Even if we want to avoid these conversations it's hard not to.
When conversations devolve into a blame game, we lose the opportunity to address what matters to us collectively. So, instead, we can shift our discussions to maintain connection and the ability to find solutions.
Here are a few proven methods you can try to help maintain connection in your conversations:
Shift #1: Listen to Understand, Without Debating
Listening to understand is often overlooked, but it's one of the most effective communication methods. When we genuinely listen to someone, it makes them feel valued and understood, which lowers their defenses. Actively listening to understand:
► Creates an environment where the other person doesn’t need to keep sparring with us to defend themselves, which reduces conflict
► Allows someone to feel heard and acknowledged, lowering their need to continue to repeat themselves
► Opens up receptiveness to our thoughts and opinions
► May even result in them reciprocating by listening to us without arguing
This one shift alone can change a conversation. Listen and let the other person know you hear them. Ask some simple questions, reflect on something you heard. And see what happens.
Shift #2: Ask Questions to Gain a Better Understanding
Harness your inner interviewer. Constructive questions can get people to share more so that we can gain a better understanding of their perspective and experience. They are questions that evoke complexity, personal experiences and stories.
Here are a few examples:
► Why is this issue so important to you?
► What is your biggest concern?
► What from your experience makes you think this way?

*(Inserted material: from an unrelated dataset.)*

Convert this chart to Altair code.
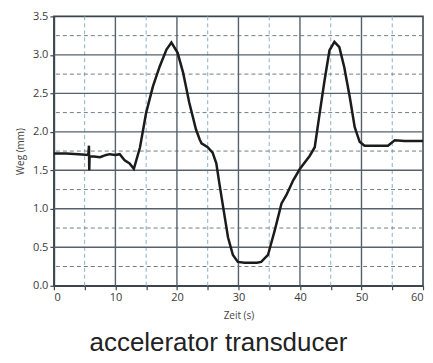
import altair as alt
import pandas as pd

# time (s) and displacement (mm)
t = [0, 2, 4, 5.6, 5.7, 5.75, 5.8, 6.5, 7.5, 8.5,
     9.1, 10.0, 10.7, 11.5, 12.3, 13.0, 14.0, 15.0, 16.1, 17.2,
     18.3, 19.1, 20.1, 21.0, 22.0, 23.1, 23.7, 24.0, 25.0, 25.8,
     26.4, 26.9, 27.6, 28.3, 29.1, 29.9, 31.0, 32.0, 33.0, 33.7,
     34.8, 35.9, 37.0, 37.8, 38.9, 40.0, 41.6, 42.4, 43.2, 44.0,
     44.8, 45.6, 46.4, 47.2, 48.1, 48.9, 49.7, 50.5, 52.0, 54.3,
     55.4, 57.0, 60.0]
weg = [1.72, 1.72, 1.71, 1.70, 1.82, 1.50, 1.68, 1.68, 1.67, 1.70,
       1.71, 1.70, 1.71, 1.63, 1.59, 1.52, 1.80, 2.25, 2.59, 2.85,
       3.07, 3.16, 3.03, 2.77, 2.38, 2.03, 1.90, 1.85, 1.80, 1.73,
       1.59, 1.33, 0.98, 0.63, 0.40, 0.31, 0.30, 0.30, 0.30, 0.31,
       0.40, 0.72, 1.07, 1.18, 1.37, 1.52, 1.69, 1.80, 2.24, 2.67,
       3.06, 3.17, 3.10, 2.84, 2.45, 2.06, 1.87, 1.82, 1.82, 1.82,
       1.89, 1.88, 1.88]

x_ticks = [0, 5, 10, 15, 20, 25, 30, 35, 40, 45, 50, 55, 60]
y_ticks = [0.0, 0.5, 1.0, 1.5, 2.0, 2.5, 3.0, 3.5]
x_major = [10, 20, 30, 40, 50]
x_minor = [5, 15, 25, 35, 45, 55]
y_major = [0.5, 1.0, 1.5, 2.0, 2.5, 3.0]
y_minor = [0.25, 0.75, 1.25, 1.75, 2.25, 2.75, 3.25]

xs = alt.Scale(domain=[0, 60], nice=False, zero=False)
ys = alt.Scale(domain=[0, 3.5], nice=False, zero=False)

xaxis = alt.Axis(values=x_ticks,
                 labelExpr="datum.value % 10 == 0 ? datum.label : ''",
                 tickSize=4, tickColor="#444", tickWidth=1.2,
                 domainColor="#3c4650", domainWidth=1.6,
                 labelFont="Open Sans", labelFontSize=11,
                 labelColor="#3a3a3a", labelPadding=2,
                 titleFont="Open Sans", titleFontSize=10,
                 titleFontWeight="normal", titleColor="#444",
                 titlePadding=8, grid=False)
yaxis = alt.Axis(values=y_ticks, format=".1f",
                 tickSize=4, tickColor="#444", tickWidth=1.2,
                 domainColor="#3c4650", domainWidth=1.6,
                 labelFont="Open Sans", labelFontSize=11,
                 labelColor="#3a3a3a", labelPadding=2,
                 titleFont="Open Sans", titleFontSize=10,
                 titleFontWeight="normal", titleColor="#444",
                 titlePadding=7, grid=False)

df = pd.DataFrame({"t": t, "weg": weg})

def X(field):
    return alt.X(field, type="quantitative", scale=xs, axis=xaxis, title="Zeit (s)")

def Y(field):
    return alt.Y(field, type="quantitative", scale=ys, axis=yaxis, title="Weg (mm)")

vmin = alt.Chart(pd.DataFrame({"x": x_minor})).mark_rule(
    color="#8db1c9", strokeDash=[4, 3], strokeWidth=1
).encode(x=X("x"))
hmin = alt.Chart(pd.DataFrame({"y": y_minor})).mark_rule(
    color="#6f7c88", strokeDash=[4, 3], strokeWidth=1
).encode(y=Y("y"))
vmaj = alt.Chart(pd.DataFrame({"x": x_major})).mark_rule(
    color="#56616b", strokeWidth=1.4
).encode(x=X("x"))
hmaj = alt.Chart(pd.DataFrame({"y": y_major})).mark_rule(
    color="#56616b", strokeWidth=1.4
).encode(y=Y("y"))

line = alt.Chart(df).mark_line(color="#1b1b1b", strokeWidth=2.5).encode(
    x=X("t"), y=Y("weg"))

chart = alt.layer(vmin, hmin, vmaj, hmaj, line).properties(
    width=370, height=270,
    autosize=alt.AutoSizeParams(type="none"),
    padding={"left": 46, "top": 8, "right": 2, "bottom": 69},
    title=alt.TitleParams("accelerator transducer", orient="bottom",
                          anchor="middle", fontSize=26, font="Liberation Sans",
                          fontWeight="normal", color="#222", offset=9, dx=-20),
).configure_view(stroke="#3c4650", strokeWidth=1.6)

chart.save("out.html", embed_options={"renderer": "svg", "actions": False})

► How has this issue affected you personally?
► What person or experience has shaped your views on this issue?
Of course, you can't dictate what the other person will do in a conversation, but you can weave deeper questions into your conversation. For example, if someone is discussing policy decisions, you can ask about personal impacts and their concerns instead of focusing on the decision-makers.
Shift #3: Understand Their Story & Share Your Own
Stories help connect people and deepen our understanding of how and why people see an issue the way they do. A story can help bridge the gap that often surfaces with a focus only on facts. According to research, "personal experiences bridge moral and political divides better than facts."
► Regardless of the issue, each person often has a story that influences their beliefs and worldview
► The story might be about a personal experience or people that have influenced them
► The story does not need to be a firsthand experience of the specific issue; you can share something that someone you know has experienced
Discover their personal stories and share some of your own before throwing out a statistic of fact. Your story will have far more impact and you will sound more reasonable. This doesn't mean you can't discuss factual information, but different people bring different perspectives to the same problem so it helps to explore those first.
Will these solve all your conversational woes? Probably, not, but if they can make these conversations even a little more productive or help us maintain our relationship, that's a win.